La preghiera II di colletta ci fa fare epiclesi attraverso il simbolo ora del pane, ma della carne, dell’acqua, del vino, del miele della Parola-cibo, realtà efficace. Come il cibo nelle sue varie forme indica la necessità vitale primaria dell’uomo: il nutrimento e la sua assimilazione per vivere. La Parola cibo indica la comunione assimilante dove i fedeli in certo senso con “l’ascolto-manducazione” pur restando se stessi, tuttavia sono perfezionati e diventano quello che assumono.

II Colletta

O Dio, che affidi al lavoro dell’uomo

le immense risorse del creato,

fa’ che non manchi mai il pane

sulla mensa di ciascuno dei tuoi figli,

e risveglia in noi il desiderio della tua parola,

perché possiamo saziare la fame di verità

che hai posto nel nostro cuore.

Per il nostro Signore Gesù Cristo…

[1] – cf. Giuseppe Segalla, Giovanni, ed. Paoline, 1980

[2] – 1) vv. 26-35a; 2) sulla fede i vv. 35. 41-48; 3) dialettica vita-morte i vv. 47-51b; 4) eucarestia i vv. 51-58; 5) i vv. 36-40 costituiscono un brano aggiunto e incluso negli altri quattro.

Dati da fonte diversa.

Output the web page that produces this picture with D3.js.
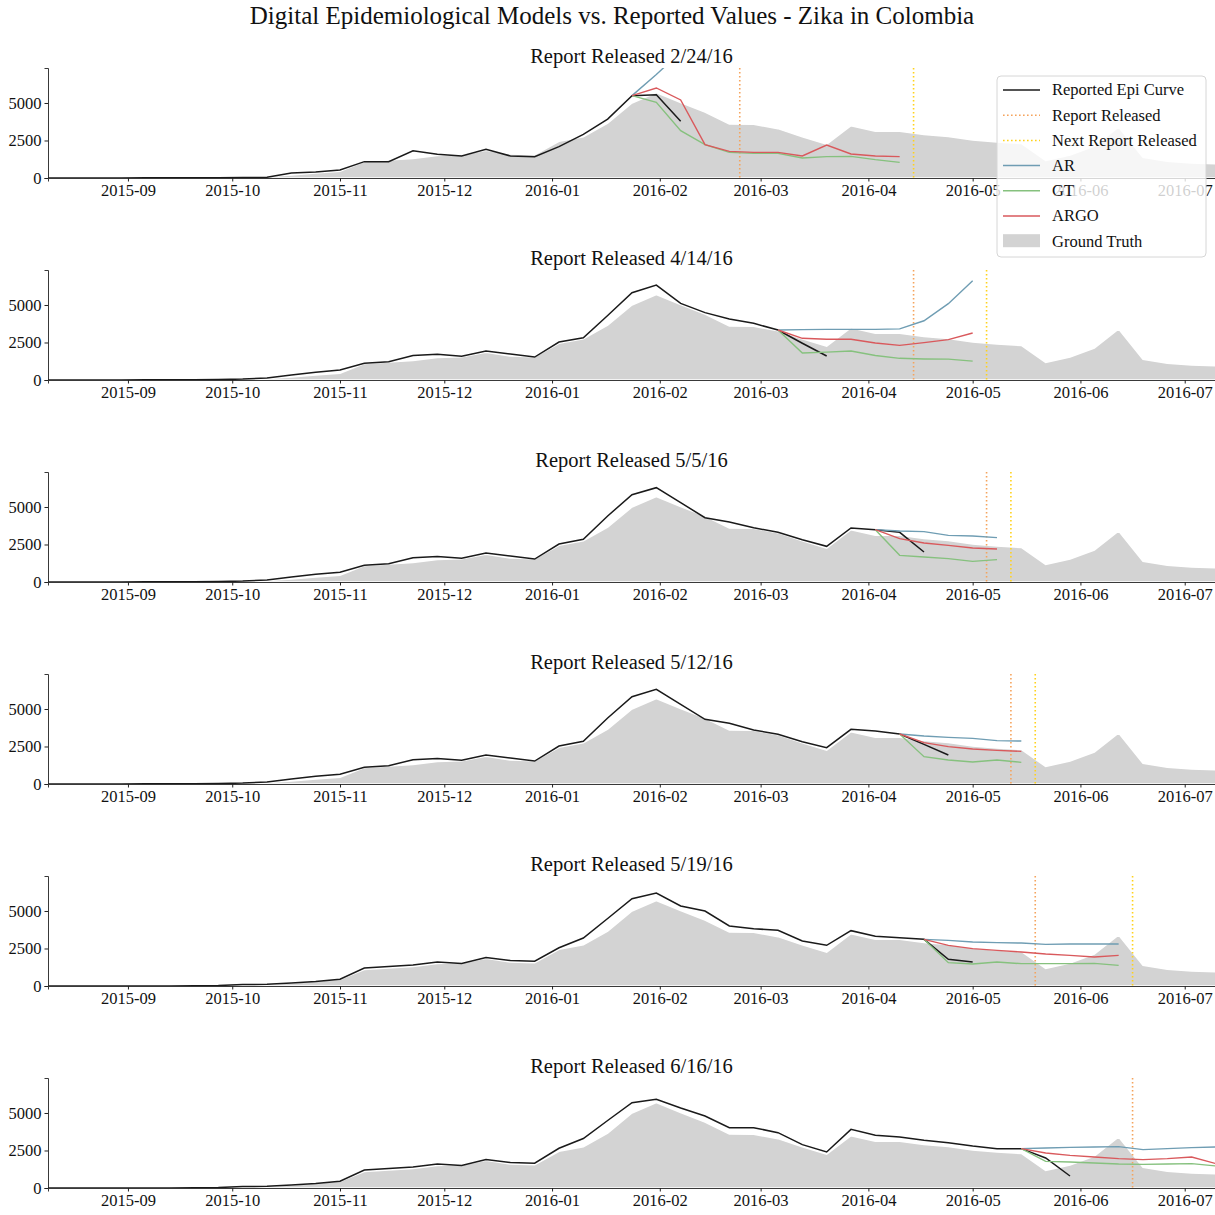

[3] – Dal greco chiasmòs dalla forma della lettera chi (X); in linguistica indica la figura retorica per la quale si dispongono in ordine inverso i membri corrispondenti di una frase.

[4] – Questa duplicità di funzione si può notare anche nei sommari storici (cf. 2,12; 2,23-25; 4,1-3.43-45; 6,22-25; 10,40-42).

[5] – Cf. 1 Cor ll,23s e Le 22,19.

[6] – Il testo giovanneo appare originale; la locuzione «questi non è Gesù il Figlio di Giuseppe» si trova in forma simile nel terzo evangelo, mentre la madre di Gesù è ricordata dagli altri due sinottici.

[7] – Se prendiamo il secondo segno descritto in Gv 6,16-21, Gesù che cammina sulle acque, la sua storicità non può essere contestata perchè il racconto ha profonde radici nella tradizione antica.

La concordanza sostanziale con il racconto dei sinottici, pur nell’autonomia delle tradizioni tramandate, mostra il valore storico del fatto: Gesù ha camminato realmente sulle acque del lago di Tiberiade. Quanto detto vale anche per il segno della moltiplicazione dei pani e per la confessione di Pietro (vv. 66-71; cf. Mc8,27-30; Mt 16,13-20; Lc9,18-21).

[8] – È da ricordare che gli elementi tradizionali pre-giovannei non necessariamente devono risalire al Cristo storico, ma possono risentire della prassi e della dottrina della Chiesa primitiva nel suo nascere.